You can also use --colorlike which allows you to use ilike patterns from sql. For example imgdb --colorlike "R%Y%" will search for images that have R as dominant color, and have Yellow somewhere else.

Adding --brief parameter will make the program print less scan.

File search

imgdb --findfiles <pattern> where <pattern> is expression used for sql ilike. for example, imgdb --findfiles "%cat%" will list all files that have a word cat in their path. This will be faster than searching via filesystem.

Ocr

To attempt to OCR you need tesseract installed, it needs to have languages installed, and command for starting it should be set in config.

To start OCR process you do imgdb.py --ocr --lang <language> where <language> is the language you want. If --lang is missing, it will default to eng. You can also limit OCR to specific files by providing --ocrmask <mask> where <mask> is ilike pattern for filenames. For example imgdb.py --ocr --lang jpn --ocrmask "japanese" will only OCR files that have "japanese" in their filename.

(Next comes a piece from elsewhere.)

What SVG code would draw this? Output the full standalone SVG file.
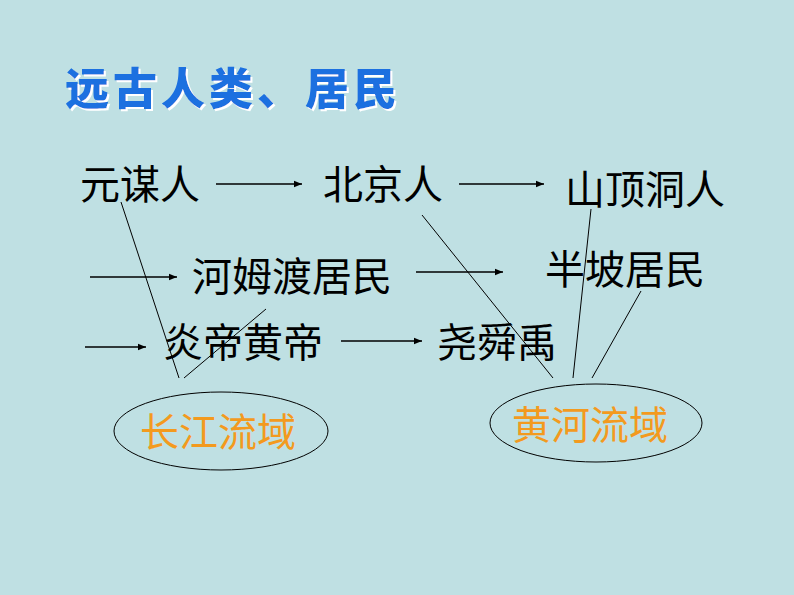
<svg xmlns="http://www.w3.org/2000/svg" width="794" height="595" viewBox="0 0 794 595">
<defs>
<marker id="ah" viewBox="0 0 10 10" refX="10" refY="5" markerWidth="8" markerHeight="8" markerUnits="userSpaceOnUse" orient="auto"><path d="M0,1 L10,5 L0,9 z" fill="#000"/></marker>
<filter id="sh" x="-5%" y="-20%" width="110%" height="140%"><feDropShadow dx="2" dy="2" stdDeviation="0.5" flood-color="#fff"/></filter>
</defs>
<style>
.t{font-family:"Noto Sans CJK SC",sans-serif;font-size:40px;fill:#000}
.o{font-family:"Noto Sans CJK SC",sans-serif;font-size:39px;fill:#f39a1e}
.a{stroke:#000;stroke-width:1.5;marker-end:url(#ah)}
.l{stroke:#000;stroke-width:1}
</style>
<rect width="794" height="595" fill="#bfe0e3"/>
<g id="title"><text x="65" y="105" font-family="Noto Sans CJK SC,sans-serif" font-size="44" font-weight="900" fill="#1a6fe0" letter-spacing="4" filter="url(#sh)">远古人类、居民</text></g>
<g id="connectors">
<line class="a" x1="216" y1="184" x2="302" y2="184"/>
<line class="a" x1="459" y1="184" x2="544" y2="184"/>
<line class="a" x1="90" y1="277" x2="177" y2="277"/>
<line class="a" x1="416" y1="272" x2="503" y2="272"/>
<line class="a" x1="85" y1="347" x2="146" y2="347"/>
<line class="a" x1="341" y1="341" x2="422" y2="341"/>
<line class="l" x1="121" y1="202" x2="179" y2="378"/>
<line class="l" x1="266" y1="309" x2="184" y2="378"/>
<line class="l" x1="422" y1="215" x2="553" y2="378"/>
<line class="l" x1="591" y1="209" x2="573" y2="378"/>
<line class="l" x1="641" y1="291" x2="592" y2="378"/>
</g>
<g id="n1"><text class="t" x="80" y="199">元谋人</text></g>
<g id="n2"><text class="t" x="323" y="199">北京人</text></g>
<g id="n3"><text class="t" x="565" y="204">山顶洞人</text></g>
<g id="n4"><text class="t" x="192" y="291">河姆渡居民</text></g>
<g id="n5"><text class="t" x="545" y="284">半坡居民</text></g>
<g id="n6"><text class="t" x="163" y="357">炎帝黄帝</text></g>
<g id="n7"><text class="t" x="437" y="357">尧舜禹</text></g>
<g id="yangtze"><ellipse cx="221" cy="431" rx="107" ry="39" fill="none" stroke="#000" stroke-width="1"/><text class="o" x="140" y="446">长江流域</text></g>
<g id="yellow"><ellipse cx="596" cy="423" rx="106" ry="39" fill="none" stroke="#000" stroke-width="1"/><text class="o" x="512" y="439">黄河流域</text></g>
</svg>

You can kill OCR for specific languages with --killocr, which will kill data for languages specified with --lang and if no language has been provided, it will nuke data for english.

Searching OCR

imgdb.py --searchtext "%CAT%" or imgdb.py --searchtext "%CAT%" --brief. This will print files that have specified string in their OCR data.

Import/Export database

The database data can be imported and exported with --exportjson FILENAME.json and --importjson FILENAME.json, where filename is whatever you want. The resulting file will be quite large, and it is recommended to import onto blank database only.

Random file.

imgdb.py --random this will open random file from the database using os command.

The End

And that's should be all. As I said, this is a pet project and it is completely unsupported.